Across the harbour in Dartmouth, George Christakos, the owner of Battery Park, is taking a different approach and is delaying their reopening to Wednesday.
“Taking a couple extra days to make sure the kitchen is fully stocked, everything in the draft system is working properly, tasting fresh, and that the place you know is clean and tidy, that makes me feel a lot better about bringing our customers back in,” he said.
While Christakos admits that they could have used more advanced notice to reopen, they’re not complaining.
They weren’t expecting to be allowed to reopen until Jan. 11 so they’re excited about getting in an extra weekend of business.
“We’ve all be twiddling our thumbs so we’re happy to get back to serving and hosting which is what we want to do.”
Shut down has had big impact on business
The Garden Food Bar and Lounge was among the first restaurants to close during the second wave.
As they saw cases spike in November, particularly around the downtown core they chose to shut down before the province mandated it, but the prolonged closure wasn’t easy.
“This time was a little more devastating than the last time,” said owner Kourosh Rad.
This is the first year of business of his restaurant so they were banking on sales from the holiday season.
“We had Christmas dinners and New Year’s all safely planned so for it to get shut down right before the holiday was devastating.”
Shuttered businesses in HRM frustrated by lack of communication
Still, Rad is keeping optimistic. He says there’s still lots to do before they reopen Tuesday but he’s excited to welcome people back into his establishment.
“There’s a lot of work that goes into it, the scheduling, the ordering,” he said.

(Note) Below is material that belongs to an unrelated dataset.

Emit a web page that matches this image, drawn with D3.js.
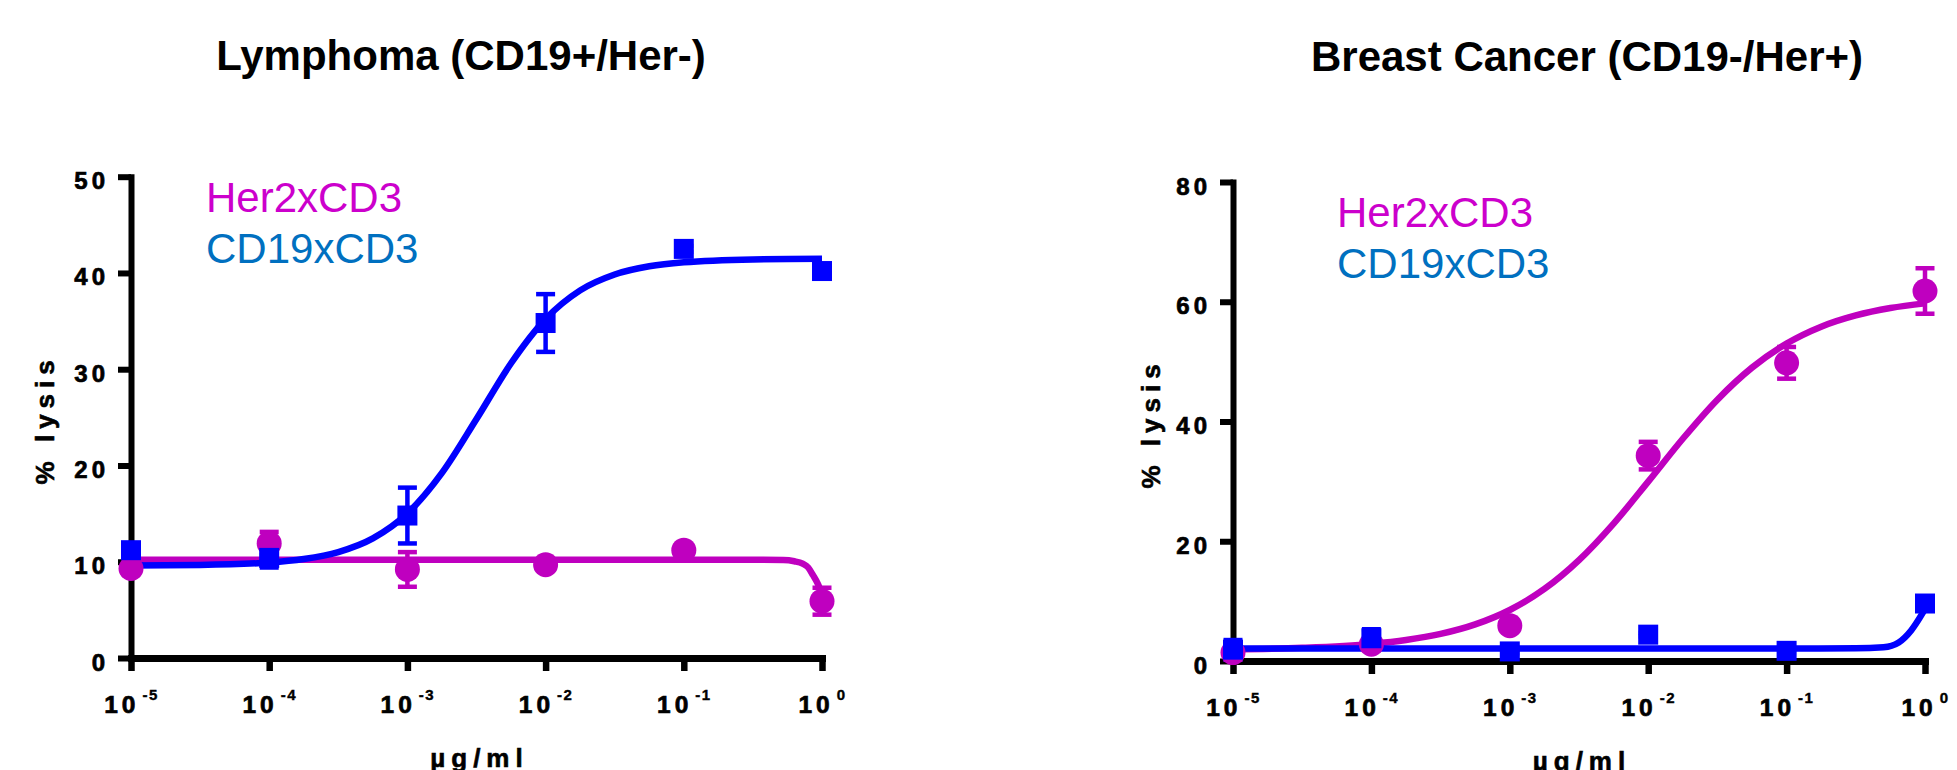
<!DOCTYPE html>
<html>
<head>
<meta charset="utf-8">
<script src="https://cdn.jsdelivr.net/npm/d3@7"></script>
<style>
  html, body { margin: 0; padding: 0; background: #fff; }
  svg { display: block; font-family: "Liberation Sans", Arial, Helvetica, sans-serif; }
</style>
</head>
<body>
<svg id="chart" width="1957" height="770"></svg>
<script>
// concentrations, given as log10(µg/ml)
const concLog = [-5, -4, -3, -2, -1, 0];
const xTickExp = ["-5", "-4", "-3", "-2", "-1", "0"];
const seriesNames = ["Her2xCD3", "CD19xCD3"];

// Lymphoma (CD19+/Her-)
const lymphYTicks = [0, 10, 20, 30, 40, 50];
const lymphHer2 = [9.3, 11.9, 9.2, 9.7, 11.2, 5.9];
const lymphHer2Err = [0.6, 1.2, 1.8, 0.3, 0.3, 1.4];
const lymphCd19 = [11.2, 10.4, 14.8, 34.8, 42.5, 40.2];
const lymphCd19Err = [0.5, 1.0, 2.9, 3.0, 0.3, 0.6];
// fitted curves
const lymphHer2FitX = [-5, -4, -3, -2, -1, -0.5, -0.28, -0.2, -0.14, -0.1, -0.065, -0.03, 0];
const lymphHer2Fit  = [10.2, 10.2, 10.2, 10.2, 10.2, 10.2, 10.18, 10.05, 9.8, 9.4, 8.6, 7.7, 6.6];
const lymphCd19FitX = [-5, -4.5, -4, -3.75, -3.5, -3.25, -3, -2.75, -2.5, -2.25, -2, -1.75, -1.5, -1.25, -1, -0.5, 0];
const lymphCd19Fit  = [9.62, 9.67, 9.92, 10.28, 11.0, 12.42, 15.02, 19.23, 24.83, 30.62, 35.22, 38.19, 39.84, 40.69, 41.11, 41.41, 41.48];

// Breast Cancer (CD19-/Her+)
const breastYTicks = [0, 20, 40, 60, 80];
const breastHer2 = [1.4, 2.8, 5.9, 34.3, 49.8, 61.8];
const breastHer2Err = [1.2, 1.0, 0.5, 2.3, 2.65, 3.8];
const breastCd19 = [1.9, 3.8, 1.6, 4.4, 1.7, 9.6];
const breastCd19Err = [1.6, 1.5, 0.3, 0.3, 0.4, 0.5];
const breastHer2FitX = [-5, -4.5, -4, -3.75, -3.5, -3.25, -3, -2.75, -2.5, -2.25, -2, -1.75, -1.5, -1.25, -1, -0.75, -0.5, -0.25, 0];
const breastHer2Fit  = [1.95, 2.2, 2.85, 3.5, 4.52, 6.11, 8.52, 12.03, 16.85, 22.95, 29.95, 37.12, 43.65, 49.0, 53.02, 55.84, 57.72, 58.95, 59.73];
const breastCd19FitX = [-5, -4, -3, -2, -1, -0.5, -0.3, -0.19, -0.1, -0.02, 0];
const breastCd19Fit  = [2.1, 2.1, 2.1, 2.1, 2.1, 2.12, 2.3, 3.1, 5.1, 7.9, 8.7];

const magenta = "#BF00BF", blue = "#0000FF";
const legendColors = ["#CC00CC", "#0070C0"];

const panels = [
	{ title: "Lymphoma (CD19+/Her-)", titleX: 461, titleY: 70,
	  xRange: [131, 822], yRange: [658, 176.7], yMax: 50, yTicks: lymphYTicks,
	  legendX: 206, legendY: 212, yTitleX: 54,
	  her2: lymphHer2, her2Err: lymphHer2Err, cd19: lymphCd19, cd19Err: lymphCd19Err,
	  her2Fit: [lymphHer2FitX, lymphHer2Fit], cd19Fit: [lymphCd19FitX, lymphCd19Fit] },
	{ title: "Breast Cancer (CD19-/Her+)", titleX: 1587, titleY: 71,
	  xRange: [1233, 1925], yRange: [661, 182], yMax: 80, yTicks: breastYTicks,
	  legendX: 1337, legendY: 227, yTitleX: 1160,
	  her2: breastHer2, her2Err: breastHer2Err, cd19: breastCd19, cd19Err: breastCd19Err,
	  her2Fit: [breastHer2FitX, breastHer2Fit], cd19Fit: [breastCd19FitX, breastCd19Fit] }
];

const svg = d3.select("#chart");

const drawPanel = (p) => {
	const x = d3.scaleLog().domain([1e-5, 1]).range(p.xRange);
	const y = d3.scaleLinear().domain([0, p.yMax]).range(p.yRange);
	const g = svg.append("g");

	// title
	g.append("text")
		.attr("x", p.titleX).attr("y", p.titleY)
		.attr("text-anchor", "middle")
		.attr("font-size", 42).attr("font-weight", "bold")
		.text(p.title);

	// legend
	seriesNames.forEach((name, i) => {
		g.append("text")
			.attr("x", p.legendX).attr("y", p.legendY + i * 50.5)
			.attr("font-size", 42)
			.attr("fill", legendColors[i])
			.text(name);
	});

	// y axis
	const yAxis = g.append("g")
		.attr("transform", `translate(${p.xRange[0]},0)`)
		.call(d3.axisLeft(y).tickValues(p.yTicks).tickSize(13).tickSizeOuter(0).tickPadding(13));
	yAxis.select(".domain").attr("stroke", "#000").attr("stroke-width", 6).attr("stroke-linecap", "square");
	yAxis.selectAll(".tick line").attr("stroke", "#000").attr("stroke-width", 6);
	yAxis.selectAll(".tick text")
		.attr("dy", 12).attr("dx", 4)
		.attr("font-size", 24).attr("font-weight", "bold")
		.attr("letter-spacing", 4)
		.attr("fill", "#000")
		.attr("stroke", "#000").attr("stroke-width", 0.7)
		.attr("font-family", null);

	// x axis
	const xAxis = g.append("g")
		.attr("transform", `translate(0,${p.yRange[0]})`)
		.call(d3.axisBottom(x).tickValues(concLog.map(v => 10 ** v)).tickSize(13).tickSizeOuter(0).tickFormat(() => ""));
	xAxis.select(".domain").attr("stroke", "#000").attr("stroke-width", 7).attr("stroke-linecap", "square");
	xAxis.selectAll(".tick line").attr("stroke", "#000").attr("stroke-width", 6.5);
	xAxis.selectAll(".tick text").each(function(d, i) {
		const t = d3.select(this)
			.attr("y", 54.7).attr("dy", null)
			.attr("font-family", null)
			.attr("font-weight", "bold").attr("fill", "#000")
			.attr("stroke", "#000").attr("stroke-width", 0.7);
		t.append("tspan").attr("font-size", 24.5).attr("letter-spacing", 4).text("10");
		t.append("tspan").attr("font-size", 15).attr("letter-spacing", 1.5).attr("stroke-width", 0.4)
			.attr("dy", -12.7).attr("dx", 3).text(xTickExp[i]);
	});

	// axis titles
	const yMid = (p.yRange[0] + p.yRange[1]) / 2;
	g.append("text")
		.attr("transform", `translate(${p.yTitleX},${yMid + 2}) rotate(-90)`)
		.attr("text-anchor", "middle")
		.attr("font-size", 26).attr("font-weight", "bold")
		.attr("letter-spacing", 6)
		.attr("stroke", "#000").attr("stroke-width", 0.6)
		.text("% lysis");
	g.append("text")
		.attr("x", (p.xRange[0] + p.xRange[1]) / 2 + 3).attr("y", p.yRange[0] + 109)
		.attr("text-anchor", "middle")
		.attr("font-size", 26).attr("font-weight", "bold")
		.attr("letter-spacing", 6)
		.attr("stroke", "#000").attr("stroke-width", 0.6)
		.text("µg/ml");

	// fitted curves
	const line = d3.line()
		.x(d => x(10 ** d[0]))
		.y(d => y(d[1]))
		.curve(d3.curveMonotoneX);
	const fitPath = (fit, color) => g.append("path")
		.datum(d3.zip(fit[0], fit[1]))
		.attr("d", line)
		.attr("fill", "none")
		.attr("stroke", color)
		.attr("stroke-width", 6.5);
	fitPath(p.her2Fit, magenta);
	fitPath(p.cd19Fit, blue);

	// error bars
	const errBars = (vals, errs, color) => {
		const data = concLog.map((c, i) => ({ c: c, v: vals[i], e: errs[i] }));
		const eb = g.append("g").attr("stroke", color).attr("stroke-width", 4.5);
		eb.selectAll(".stem").data(data).enter().append("line")
			.attr("x1", d => x(10 ** d.c)).attr("x2", d => x(10 ** d.c))
			.attr("y1", d => y(d.v - d.e)).attr("y2", d => y(d.v + d.e));
		eb.selectAll(".capTop").data(data).enter().append("line")
			.attr("x1", d => x(10 ** d.c) - 9.5).attr("x2", d => x(10 ** d.c) + 9.5)
			.attr("y1", d => y(d.v + d.e)).attr("y2", d => y(d.v + d.e));
		eb.selectAll(".capBot").data(data).enter().append("line")
			.attr("x1", d => x(10 ** d.c) - 9.5).attr("x2", d => x(10 ** d.c) + 9.5)
			.attr("y1", d => y(d.v - d.e)).attr("y2", d => y(d.v - d.e));
	};
	errBars(p.her2, p.her2Err, magenta);
	errBars(p.cd19, p.cd19Err, blue);

	// markers
	g.selectAll(".her2").data(p.her2).enter().append("circle")
		.attr("cx", (d, i) => x(10 ** concLog[i]))
		.attr("cy", d => y(d))
		.attr("r", 12.5)
		.attr("fill", magenta);
	g.selectAll(".cd19").data(p.cd19).enter().append("rect")
		.attr("x", (d, i) => x(10 ** concLog[i]) - 10)
		.attr("y", d => y(d) - 10)
		.attr("width", 20).attr("height", 20)
		.attr("fill", blue);
};

panels.forEach(drawPanel);
</script>
</body>
</html>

“All of it’s more than a weekend’s worth of work, but we are working double trying to get it all ready.”
When restaurants do open though, the rules will be different.
All establishments must stop serving at 10 p.m. and close by 11 p.m. For an industry that revolves around socializing it’s not ideal, but it will hit some more than others.
“It’s going to impact us in a huge way,” said Doherty.
“We’re more of a place that people come to a little bit later in the night.”
To help make up for that Doherty says they plan to continue with their delivery service which will allow them to keep selling cocktails a bit later into the night.
To help make things smoother for everyone, restaurant owners have some advice for their patrons as well — they encourage everyone to keep buying local, but if you’re feeling sick stay home, and consider take-out instead.
They also encourage people to eat out earlier, something they noticed when they reopened after the first shutdown was that many people were coming out around the same time, but with limited capacity they aren’t able to serve as many people during those hours as they normally would.